**EXERCISE OBJECTIVE**
Images should be left out, and everything else in the listing reproduced exactly.

**DATA BLOCK**
——
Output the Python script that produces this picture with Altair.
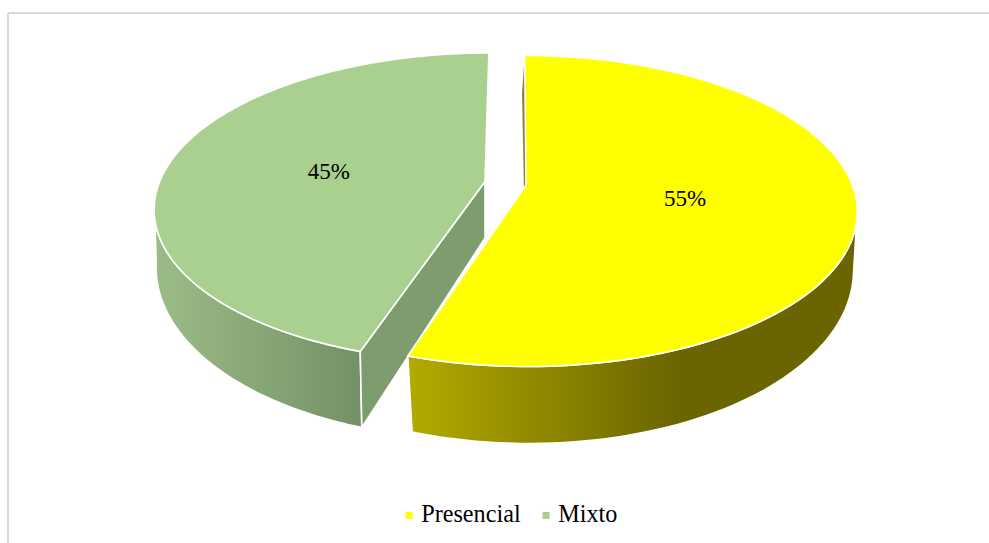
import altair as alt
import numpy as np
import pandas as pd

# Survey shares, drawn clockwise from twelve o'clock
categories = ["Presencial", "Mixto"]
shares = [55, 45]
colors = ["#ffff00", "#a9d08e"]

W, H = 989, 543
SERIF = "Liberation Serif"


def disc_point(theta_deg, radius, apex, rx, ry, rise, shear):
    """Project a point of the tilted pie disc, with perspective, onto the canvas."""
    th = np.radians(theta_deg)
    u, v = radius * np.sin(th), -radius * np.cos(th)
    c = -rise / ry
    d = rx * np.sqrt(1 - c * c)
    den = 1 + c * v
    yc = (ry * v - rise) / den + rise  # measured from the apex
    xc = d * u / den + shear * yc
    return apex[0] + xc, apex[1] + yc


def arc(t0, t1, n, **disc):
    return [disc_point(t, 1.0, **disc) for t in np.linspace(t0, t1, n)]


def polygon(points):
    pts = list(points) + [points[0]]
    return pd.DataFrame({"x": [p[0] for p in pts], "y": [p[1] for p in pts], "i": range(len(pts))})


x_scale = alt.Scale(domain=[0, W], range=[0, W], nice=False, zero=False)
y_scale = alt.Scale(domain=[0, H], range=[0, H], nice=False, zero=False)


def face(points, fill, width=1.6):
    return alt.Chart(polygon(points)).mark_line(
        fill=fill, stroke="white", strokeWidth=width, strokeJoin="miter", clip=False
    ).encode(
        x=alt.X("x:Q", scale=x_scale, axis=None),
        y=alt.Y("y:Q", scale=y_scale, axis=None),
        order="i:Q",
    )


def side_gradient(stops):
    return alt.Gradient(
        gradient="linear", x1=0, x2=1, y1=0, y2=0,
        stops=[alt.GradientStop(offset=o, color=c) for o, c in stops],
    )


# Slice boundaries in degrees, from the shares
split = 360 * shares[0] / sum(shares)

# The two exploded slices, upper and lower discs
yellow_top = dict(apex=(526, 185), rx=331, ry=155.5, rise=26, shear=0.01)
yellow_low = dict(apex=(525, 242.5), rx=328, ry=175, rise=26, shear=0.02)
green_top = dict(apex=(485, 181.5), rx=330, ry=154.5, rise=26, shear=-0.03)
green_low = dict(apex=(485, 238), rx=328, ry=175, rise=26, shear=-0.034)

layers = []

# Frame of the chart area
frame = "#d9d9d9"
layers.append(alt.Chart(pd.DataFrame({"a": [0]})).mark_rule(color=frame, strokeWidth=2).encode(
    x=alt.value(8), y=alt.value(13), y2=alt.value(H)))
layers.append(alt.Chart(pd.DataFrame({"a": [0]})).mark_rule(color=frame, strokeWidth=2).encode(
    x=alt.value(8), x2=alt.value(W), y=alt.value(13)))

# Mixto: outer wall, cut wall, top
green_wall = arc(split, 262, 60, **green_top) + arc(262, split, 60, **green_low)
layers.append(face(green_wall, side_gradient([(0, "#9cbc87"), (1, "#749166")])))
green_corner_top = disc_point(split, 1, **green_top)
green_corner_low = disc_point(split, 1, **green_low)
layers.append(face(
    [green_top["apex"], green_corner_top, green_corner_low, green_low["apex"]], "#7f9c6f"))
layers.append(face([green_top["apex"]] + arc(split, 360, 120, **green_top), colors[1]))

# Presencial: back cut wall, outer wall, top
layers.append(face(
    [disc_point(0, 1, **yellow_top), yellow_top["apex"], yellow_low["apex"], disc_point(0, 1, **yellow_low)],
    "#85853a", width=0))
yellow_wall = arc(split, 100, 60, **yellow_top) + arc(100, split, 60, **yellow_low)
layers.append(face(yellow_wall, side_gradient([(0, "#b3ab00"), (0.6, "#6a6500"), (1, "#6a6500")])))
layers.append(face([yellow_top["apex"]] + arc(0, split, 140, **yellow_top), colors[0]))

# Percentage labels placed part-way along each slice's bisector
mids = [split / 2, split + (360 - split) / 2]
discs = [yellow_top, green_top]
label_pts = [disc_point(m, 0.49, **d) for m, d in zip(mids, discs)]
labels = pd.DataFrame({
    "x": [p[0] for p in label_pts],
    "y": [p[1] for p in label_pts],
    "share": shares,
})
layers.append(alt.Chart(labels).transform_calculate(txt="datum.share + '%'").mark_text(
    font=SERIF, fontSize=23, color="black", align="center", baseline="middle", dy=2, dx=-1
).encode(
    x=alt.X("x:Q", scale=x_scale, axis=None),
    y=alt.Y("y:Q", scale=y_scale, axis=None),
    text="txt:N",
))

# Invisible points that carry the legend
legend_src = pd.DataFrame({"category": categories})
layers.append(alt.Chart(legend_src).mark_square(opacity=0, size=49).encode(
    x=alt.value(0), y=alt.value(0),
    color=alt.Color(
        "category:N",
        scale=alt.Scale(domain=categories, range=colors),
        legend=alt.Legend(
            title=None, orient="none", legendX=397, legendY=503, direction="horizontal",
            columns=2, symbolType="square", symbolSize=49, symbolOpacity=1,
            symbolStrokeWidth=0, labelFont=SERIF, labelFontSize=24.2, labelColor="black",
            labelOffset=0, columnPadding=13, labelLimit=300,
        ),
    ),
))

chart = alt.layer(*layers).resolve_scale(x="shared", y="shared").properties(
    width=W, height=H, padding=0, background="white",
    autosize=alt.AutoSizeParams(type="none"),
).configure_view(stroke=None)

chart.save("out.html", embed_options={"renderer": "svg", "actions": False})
——
**COMPLETED EXERCISE**
Output the Python script that produces this picture with Altair.
import altair as alt
import numpy as np
import pandas as pd

# Survey shares, drawn clockwise from twelve o'clock
categories = ["Presencial", "Mixto"]
shares = [55, 45]
colors = ["#ffff00", "#a9d08e"]

W, H = 989, 543
SERIF = "Liberation Serif"


def disc_point(theta_deg, radius, apex, rx, ry, rise, shear):
    """Project a point of the tilted pie disc, with perspective, onto the canvas."""
    th = np.radians(theta_deg)
    u, v = radius * np.sin(th), -radius * np.cos(th)
    c = -rise / ry
    d = rx * np.sqrt(1 - c * c)
    den = 1 + c * v
    yc = (ry * v - rise) / den + rise  # measured from the apex
    xc = d * u / den + shear * yc
    return apex[0] + xc, apex[1] + yc


def arc(t0, t1, n, **disc):
    return [disc_point(t, 1.0, **disc) for t in np.linspace(t0, t1, n)]


def polygon(points):
    pts = list(points) + [points[0]]
    return pd.DataFrame({"x": [p[0] for p in pts], "y": [p[1] for p in pts], "i": range(len(pts))})


x_scale = alt.Scale(domain=[0, W], range=[0, W], nice=False, zero=False)
y_scale = alt.Scale(domain=[0, H], range=[0, H], nice=False, zero=False)


def face(points, fill, width=1.6):
    return alt.Chart(polygon(points)).mark_line(
        fill=fill, stroke="white", strokeWidth=width, strokeJoin="miter", clip=False
    ).encode(
        x=alt.X("x:Q", scale=x_scale, axis=None),
        y=alt.Y("y:Q", scale=y_scale, axis=None),
        order="i:Q",
    )


def side_gradient(stops):
    return alt.Gradient(
        gradient="linear", x1=0, x2=1, y1=0, y2=0,
        stops=[alt.GradientStop(offset=o, color=c) for o, c in stops],
    )


# Slice boundaries in degrees, from the shares
split = 360 * shares[0] / sum(shares)

# The two exploded slices, upper and lower discs
yellow_top = dict(apex=(526, 185), rx=331, ry=155.5, rise=26, shear=0.01)
yellow_low = dict(apex=(525, 242.5), rx=328, ry=175, rise=26, shear=0.02)
green_top = dict(apex=(485, 181.5), rx=330, ry=154.5, rise=26, shear=-0.03)
green_low = dict(apex=(485, 238), rx=328, ry=175, rise=26, shear=-0.034)

layers = []

# Frame of the chart area
frame = "#d9d9d9"
layers.append(alt.Chart(pd.DataFrame({"a": [0]})).mark_rule(color=frame, strokeWidth=2).encode(
    x=alt.value(8), y=alt.value(13), y2=alt.value(H)))
layers.append(alt.Chart(pd.DataFrame({"a": [0]})).mark_rule(color=frame, strokeWidth=2).encode(
    x=alt.value(8), x2=alt.value(W), y=alt.value(13)))

# Mixto: outer wall, cut wall, top
green_wall = arc(split, 262, 60, **green_top) + arc(262, split, 60, **green_low)
layers.append(face(green_wall, side_gradient([(0, "#9cbc87"), (1, "#749166")])))
green_corner_top = disc_point(split, 1, **green_top)
green_corner_low = disc_point(split, 1, **green_low)
layers.append(face(
    [green_top["apex"], green_corner_top, green_corner_low, green_low["apex"]], "#7f9c6f"))
layers.append(face([green_top["apex"]] + arc(split, 360, 120, **green_top), colors[1]))

# Presencial: back cut wall, outer wall, top
layers.append(face(
    [disc_point(0, 1, **yellow_top), yellow_top["apex"], yellow_low["apex"], disc_point(0, 1, **yellow_low)],
    "#85853a", width=0))
yellow_wall = arc(split, 100, 60, **yellow_top) + arc(100, split, 60, **yellow_low)
layers.append(face(yellow_wall, side_gradient([(0, "#b3ab00"), (0.6, "#6a6500"), (1, "#6a6500")])))
layers.append(face([yellow_top["apex"]] + arc(0, split, 140, **yellow_top), colors[0]))

# Percentage labels placed part-way along each slice's bisector
mids = [split / 2, split + (360 - split) / 2]
discs = [yellow_top, green_top]
label_pts = [disc_point(m, 0.49, **d) for m, d in zip(mids, discs)]
labels = pd.DataFrame({
    "x": [p[0] for p in label_pts],
    "y": [p[1] for p in label_pts],
    "share": shares,
})
layers.append(alt.Chart(labels).transform_calculate(txt="datum.share + '%'").mark_text(
    font=SERIF, fontSize=23, color="black", align="center", baseline="middle", dy=2, dx=-1
).encode(
    x=alt.X("x:Q", scale=x_scale, axis=None),
    y=alt.Y("y:Q", scale=y_scale, axis=None),
    text="txt:N",
))

# Invisible points that carry the legend
legend_src = pd.DataFrame({"category": categories})
layers.append(alt.Chart(legend_src).mark_square(opacity=0, size=49).encode(
    x=alt.value(0), y=alt.value(0),
    color=alt.Color(
        "category:N",
        scale=alt.Scale(domain=categories, range=colors),
        legend=alt.Legend(
            title=None, orient="none", legendX=397, legendY=503, direction="horizontal",
            columns=2, symbolType="square", symbolSize=49, symbolOpacity=1,
            symbolStrokeWidth=0, labelFont=SERIF, labelFontSize=24.2, labelColor="black",
            labelOffset=0, columnPadding=13, labelLimit=300,
        ),
    ),
))

chart = alt.layer(*layers).resolve_scale(x="shared", y="shared").properties(
    width=W, height=H, padding=0, background="white",
    autosize=alt.AutoSizeParams(type="none"),
).configure_view(stroke=None)

chart.save("out.html", embed_options={"renderer": "svg", "actions": False})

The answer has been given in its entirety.